Some of the best advice we have heard about those things came from Janet Krenz, a registered dietician and community nutritionist with Island Health. In relation to eating habits over the holidays, Krenz said don’t do it — don’t make any resolutions when it comes to food. All they do, she said, is enable people to justify a binge before January 1 and then feel guilty about it afterwards and through the next year.
That advice can be applied throughout the Saanich Peninsula.
Take North Saanich municipal council, for instance. They must have resolved at some point not to continue the bickering during meetings. Why? Because they enjoyed a lot of it at their last meeting before the new year. A bit of a pre-ban bickering binge, if you will. We can only hope they got it out of their system. Realistically, though, residents can expect more of the back-and-forth animosity leading up to next November’s municipal election.
Over in Central Saanich, they have resolved to spend less, thanks to some debt left over from their new fire hall. Residents should hope this resolution holds and no one feels guilty about their spendthrift ways in 2014 and reverses course.
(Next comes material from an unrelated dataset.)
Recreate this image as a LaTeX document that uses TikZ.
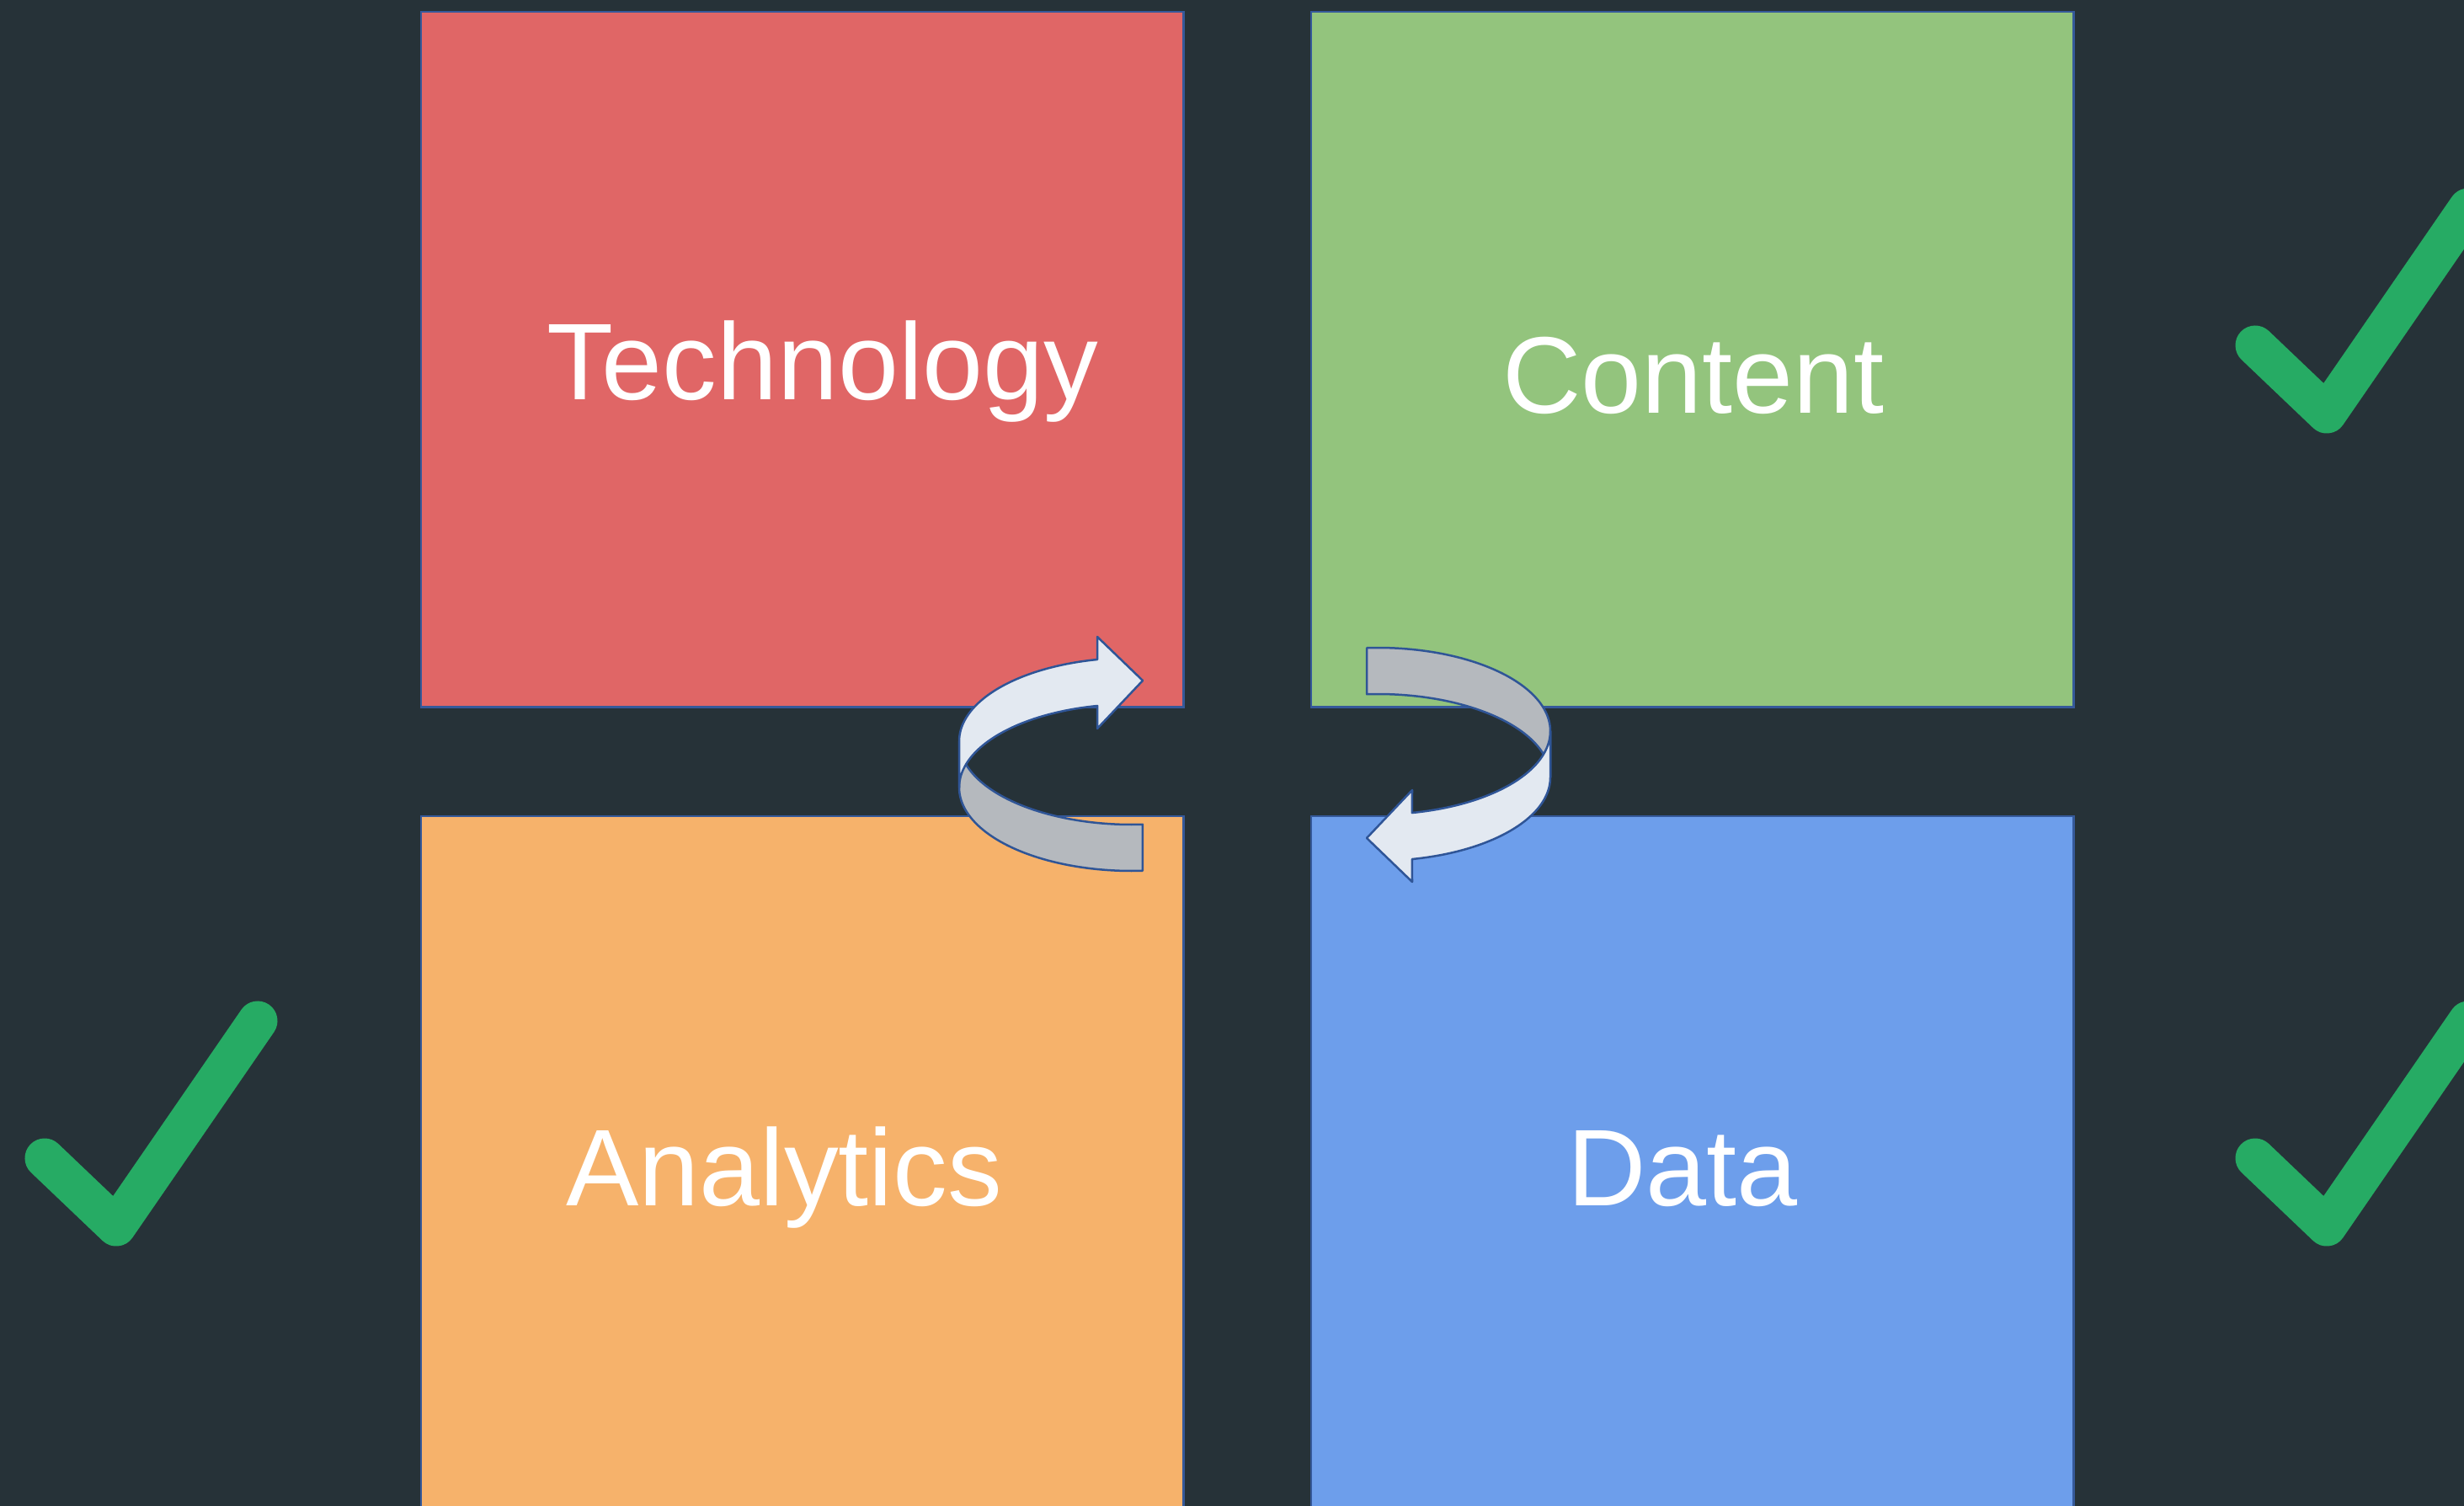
\documentclass[tikz,border=0pt]{standalone}
\usepackage{fontspec}
\setmainfont{Liberation Sans}
\definecolor{bg}{HTML}{263238}
\definecolor{techred}{HTML}{E06666}
\definecolor{contgreen}{HTML}{93C47D}
\definecolor{anaorange}{HTML}{F6B26B}
\definecolor{datablue}{HTML}{6D9EEB}
\definecolor{tileedge}{HTML}{35599A}
\definecolor{tickgreen}{HTML}{26AB64}
\definecolor{ribbonlight}{HTML}{E3E9F1}
\definecolor{ribbongrey}{HTML}{B5B9BE}
\definecolor{ribbonedge}{HTML}{2F5597}
\begin{document}
\begin{tikzpicture}[x=0.01cm,y=-0.01cm,
  tile/.style={draw=tileedge, line width=0.025cm, inner sep=0, outer sep=0,
    anchor=north west, minimum width=9.05cm},
  tiletext/.style={text=white, font=\fontsize{36.8pt}{44pt}\selectfont,
    anchor=base, inner sep=0},
  tick/.style={draw=tickgreen, line width=0.47cm, line cap=round, line join=round},
  ribbon/.style={draw=ribbonedge, line width=0.025cm, line join=round}]
% canvas
\fill[bg] (0,0) rectangle (2926,1788);
\useasboundingbox (0,0) rectangle (2926,1788);
\clip (0,0) rectangle (2926,1788);

% four tiles
\node[tile, fill=techred,   minimum height=8.25cm] (tech) at (500,14) {};
\node[tile, fill=contgreen, minimum height=8.25cm] (cont) at (1557,14) {};
\node[tile, fill=anaorange, minimum height=9.0cm]  (ana)  at (500,969) {};
\node[tile, fill=datablue,  minimum height=9.0cm]  (data) at (1557,969) {};

% tile captions
\node[tiletext] (ttech) at (977,475)  {Technology};
\node[tiletext] (tcont) at (2011,490) {Content};
\node[tiletext] (tana)  at (931,1431) {Analytics};
\node[tiletext] (tdata) at (1998,1431) {Data};

% two curved ribbon arrows, the second is the first turned half round
\foreach \r in {0,180}{
  \begin{scope}[rotate around={\r:(1490,901.5)}]
    % back half of the ribbon
    \draw[ribbon, fill=ribbongrey]
      plot[domain=180:86.4, samples=50] ({1344+205*cos(\x)},{880+99*sin(\x)})
      -- plot[domain=86.4:180, samples=50] ({1344+205*cos(\x)},{935+99*sin(\x)})
      -- cycle;
    % front half with the arrow head
    \draw[ribbon, fill=ribbonlight]
      plot[domain=-101.5:-180, samples=50] ({1344+205*cos(\x)},{880+99*sin(\x)})
      -- plot[domain=-180:-101.5, samples=50] ({1344+205*cos(\x)},{935+99*sin(\x)})
      -- (1303,865) -- (1357,808) -- (1303,756) -- cycle;
  \end{scope}
}

% check marks
\foreach \dx/\dy in {0/0, 2625/-965, 2625/0}
  \draw[tick, shift={(\dx,\dy)}] (53,1375) -- (138,1456) -- (306,1212);
\end{tikzpicture}
\end{document}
In Sidney, there’s probably no point in resolving to end the Beacon Avenue traffic debate. Why not? Because no matter which direction drivers end up taking along the main drag, someone isn’t going to like it and there will be close calls between cars and pedestrians. It’s inevitable that when people are walking and drivers driving, they will cross paths — often way too closely. The best course of action is to mitigate that conflict as best you can and ensure Sidney’s downtown is welcoming to both groups.
For the rest of the community, resolve not to make a resolution this year, but to live a little happier and more positive and, maybe then, good things will come your way.